Saya pernah membaca keterangan Prof Dr Din Syamsuddin, orang Sumbawa yang pernah jadi ketua umum pengurus pusat Muhammadiyah. Katanya: tidak ada alasan khusus. Menetapkan jumlah itu bisa menimbulkan perdebatan panjang. Apalagi kalau harus dikait-kaitkan dengan kekeramatan sebuah angka. Justru misi Muhammadiyah harus melakukan dekramatisasi angka. Maka dipilihlah angka 13. Sekalian jadi lambang dekramatisasi angka 13 yang dianggap sebagai angka sial.
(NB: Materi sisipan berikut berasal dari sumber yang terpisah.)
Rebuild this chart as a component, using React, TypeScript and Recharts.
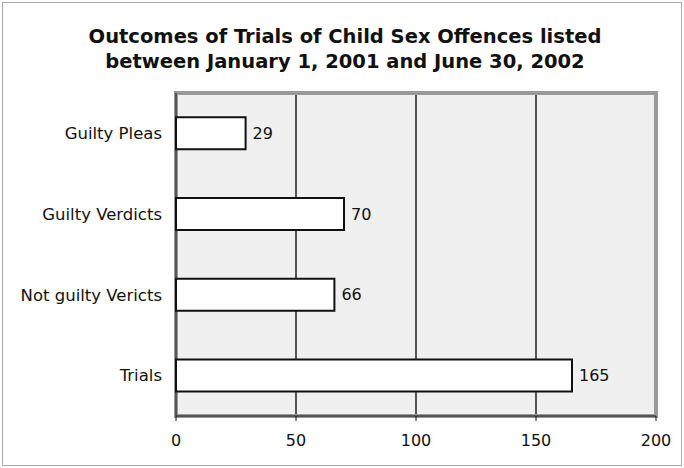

Dan ternyata Muhammadiyah tidak pernah sial. Sudah sekian kali muktamar dengan angka itu tetap saja lancar jaya.
Kenyataannya 13 orang itu sebenarnya kurang. Pengurus pusat Muhammadiyah perlu lebih dari 20 orang. Ya ditambah saja. Yang 13 orang itu diberi wewenang untuk menambahnya.
Di Pemilu kemarin malam itu lancarnya bertambah-tambah: pakai komputer. Ini untuk kali pertama pemilihannya pakai e-voting. Memang belum sepenuhnya elektronik. Belum pakai HP masing-masing. Peserta Muktamar masih harus maju ke suatu bilik suara. Di dalam bilik itu ada komputer. Peserta tinggal klik untuk pilih siapa. Beberapa bilik disediakan di bagian depan ruang muktamar. Cepat sekali. Langsung tertabulasi. Terpilihlah 13 nama.
Acara berikutnya: 13 nama itu bersidang. Singkat sekali. Penyebabnya: salah satu dari 13 nama tersebut adalah ketua umum incumbent: Prof Dr Haedar Nashir. Maka aklamasi terjadi. Beliau terpilih kembali. Selesai.
Dengan sistem pemilu seperti itu, Muhammadiyah bisa menghindari banyak virus yang merusak organisasi. Termasuk tidak mungkin terjadi, misalnya, seseorang tokoh tiba-tiba jadi pimpinan, hanya bermodalkan popularitas atau kekuasaan.